Su alumna, la educadora, Luisa Ozema Pellerano Castro (1870-1927), una de las primeras graduadas de Maestra Normal, en 1887, en el Instituto de Señoritas fundado por la poetisa Salomé Ureña de Henríquez, expresó  ante la tumba del educador: «¡Ha muerto el amado Maestro!, era el alarido de dolor inconforme que se exhalaba de todas las almas. Y mi alma, surgiendo de las sombras de ese dolor, se decía á cada instante: ¡Mentira! Es un sueño. El no ha muerto; él no puede morir, porque vive en el espíritu de las generaciones educadas en su apostolado de verdad y amor. Y hoy, ante la tumba cubierta de flores que guarda tus restos mortales, torna el alma conmovida á repetirme que tú eres inmortal, porque fuiste bueno y sabio, y enseñaste lo que predicabas y viviste lo que predicaste. Por eso tu vida fue perenne ejemplo de altísima enseñanza moral».

El escritor Miguel Collado, en “Eugenio María de Hostos: Ciudadano de la Inmortalidad”, destaca: “Las palabras de Luisa Ozema aparecieron en el periódico mocano El Pueblo, 18 días después del fallecimiento de Hostos, con el siguiente título: «El inmortal». Y esas palabras nos hicieron reflexionar profundamente sobre la perennidad de la obra del Ciudadano de América, como llamara el puertorriqueño Antonio S. Pedreira al Maestro Eugenio María de Hostos en 1932. Hoy, ante ustedes, en esta ciudad Primada de América por donde todavía su espíritu libertario anda, nosotros lo nombramos de otro modo: «Eugenio María de Hostos, luminoso Ciudadano de la Inmortalidad».

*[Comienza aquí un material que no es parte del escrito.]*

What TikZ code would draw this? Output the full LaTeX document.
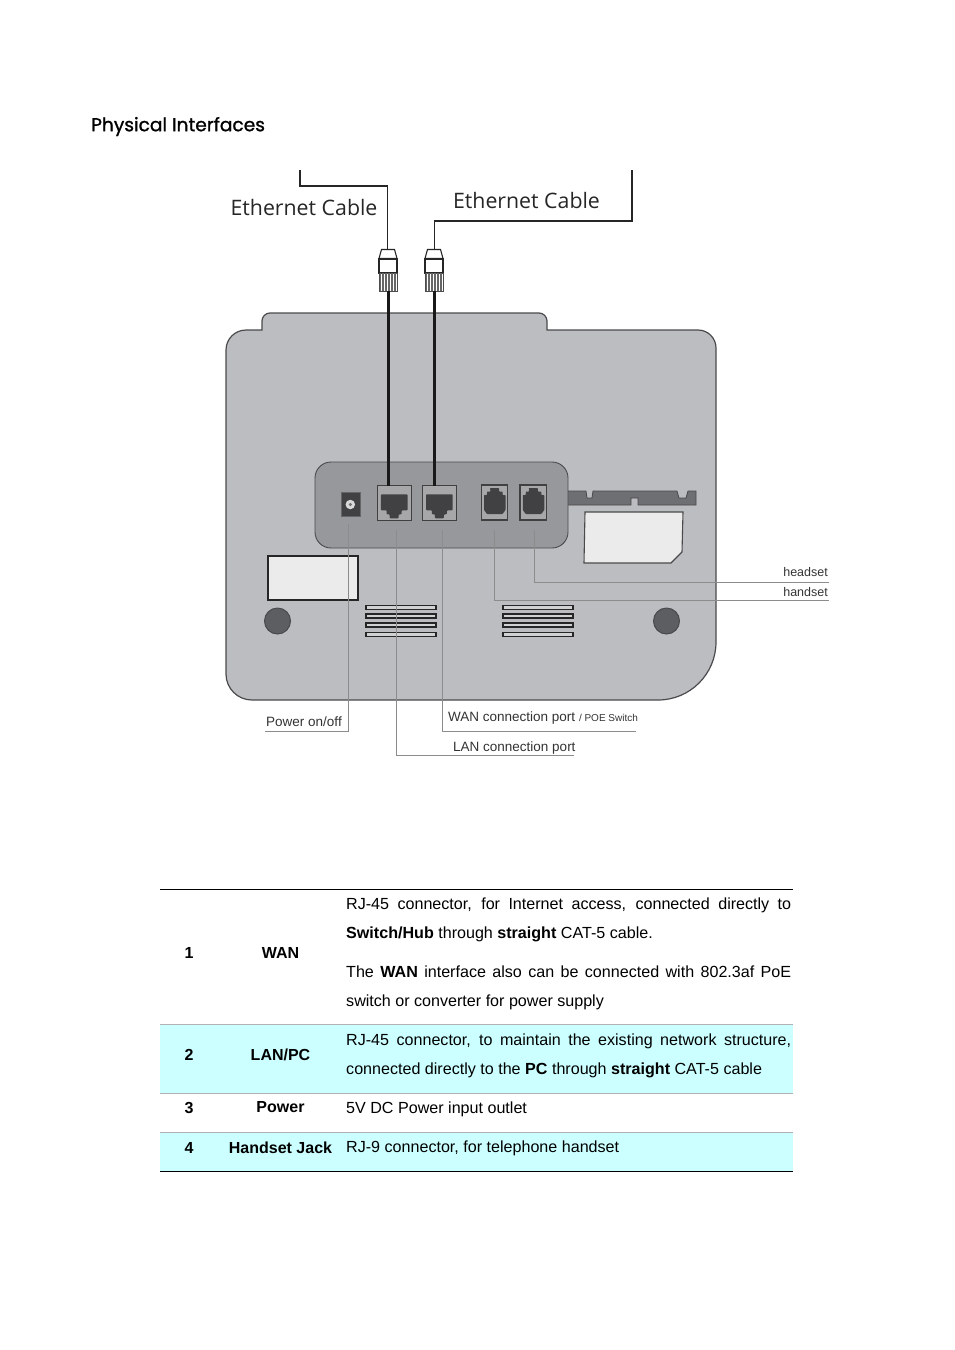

El historiador Roberto Cassá, en su 0bra “Personajes Dominicanos”,  afirma que Eugenio María de Hostos, “Llegó a la dolorosa conclusión de que su prédica había tenido escasos resultados y,  en su Diario, pasó a ponderar a los dominicanos desde la postura de un extraño que no acertaba a comprenderlos. Particular impresión le provocó la rebelión de los presos de la Fortaleza, el 23 de marzo de 1903, que dio lugar al derrocamiento de Vásquez y a la instauración del Gobierno de Alejandro Woos y Gil. Este panorama lo llevó a una depresión crónica durante los últimos meses  y a distanciarse efectivamente del conglomerado dominicano. Antes de morir, el 11 de agosto de 1903, víctima del envenenamiento moral que le provocó la guerra fratricida, había tomado la decisión de abandonar el territorio dominicano”.